In vivo studies were performed using wild type and NOX2-/- mice made diabetic by streptozotocin injections. After 16 weeks of diabetes, retinas and bone marrow cells were collected from diabetic and non-diabetic control mice. Additionally, retinal endothelial cells were treated with 25 mM glucose in the presence or absence of a peptide inhibitor of NOX2 or a scrambled peptide control. Expression of NOX2 and arginase was assessed by western blot and immunofluorescence techniques. Activity of arginase was determined using an assay for urea formation. Oxidative stress was determined by using dihydroethidium to assess superoxide and dichlorofluorescein to assess intracellular oxidants. Formation of NO was measured using an assay for nitrite formation.

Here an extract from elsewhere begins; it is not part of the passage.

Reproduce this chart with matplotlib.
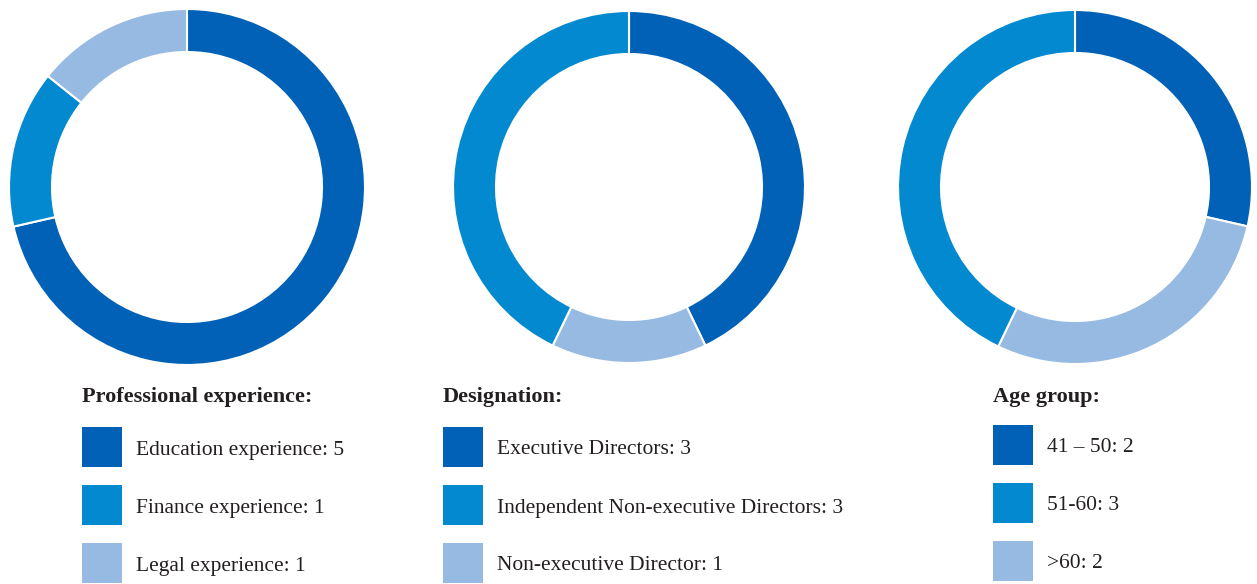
import matplotlib
matplotlib.use("Agg")
import matplotlib.pyplot as plt
from matplotlib.patches import Rectangle

# data
titles = ["Professional experience:", "Designation:", "Age group:"]
labels_prof = ["Education experience: 5", "Finance experience: 1", "Legal experience: 1"]
labels_desig = ["Executive Directors: 3", "Independent Non-executive Directors: 3", "Non-executive Director: 1"]
labels_age = ["41 \u2013 50: 2", "51-60: 3", ">60: 2"]
vals_prof = [5, 1, 1]
vals_desig = [3, 3, 1]
vals_age = [2, 3, 2]

dark, mid, light = "#0061B7", "#0389CF", "#97BAE2"
colors = [dark, mid, light]
# clockwise drawing order of wedges (index into series)
order_prof = [0, 1, 2]
order_desig = [0, 2, 1]
order_age = [0, 2, 1]

txt = "#231F20"
plt.rcParams["font.family"] = ["Liberation Serif", "DejaVu Serif"]

W, H = 1257, 584
fig = plt.figure(figsize=(W / 100, H / 100), dpi=100)

def px_axes(x0, y0, x1, y1):
    return fig.add_axes([x0 / W, 1 - y1 / H, (x1 - x0) / W, (y1 - y0) / H])

donuts = [
    (187, 187, 178, vals_prof, order_prof),
    (629, 187, 176, vals_desig, order_desig),
    (1075, 187, 177, vals_age, order_age),
]
for cx, cy, r, vals, order in donuts:
    ax = px_axes(cx - r, cy - r, cx + r, cy + r)
    ax.pie([vals[i] for i in order], colors=[colors[i] for i in order],
           startangle=90, counterclock=False, radius=1,
           wedgeprops=dict(width=43 / r, edgecolor="white", linewidth=1.5))
    ax.set_xlim(-1, 1)
    ax.set_ylim(-1, 1)
    ax.set_aspect("equal")
    ax.axis("off")

# legends on an overlay in pixel coordinates
lg = fig.add_axes([0, 0, 1, 1])
lg.set_xlim(0, W)
lg.set_ylim(H, 0)
lg.axis("off")
legend_x = [82, 443, 993]
all_labels = [labels_prof, labels_desig, labels_age]
row_y = [[447, 505, 563], [447, 505, 563], [445, 503, 561]]
for x, title, labs, ys in zip(legend_x, titles, all_labels, row_y):
    lg.text(x, 397, title, fontsize=16, fontweight="bold", color=txt, va="center", ha="left")
    for lab, c, y in zip(labs, colors, ys):
        lg.add_patch(Rectangle((x, y - 20), 40, 40, facecolor=c, edgecolor="none"))
        lg.text(x + 54, y + 3, lab, fontsize=15.5, color=txt, va="center", ha="left")

fig.savefig("out.png", dpi=100)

Retinal and bone marrow cells from diabetic mice and high glucose-treated retinal endothelial cells showed significant increases in NOX2 expression which were associated with increased oxidative stress, elevated arginase activity and expression and decreased NO formation. Deletion of NOX2 or specific blockade of its activity prevented increases in oxidative stress, normalized arginase expression and activity and enhanced NO formation.
These results indicate that NOX2-induced increases in oxidative stress in retinal endothelial cells and bone marrow-derived cells contribute to diabetes and high glucose induced increases in arginase activity and decreases in NO bioavailability.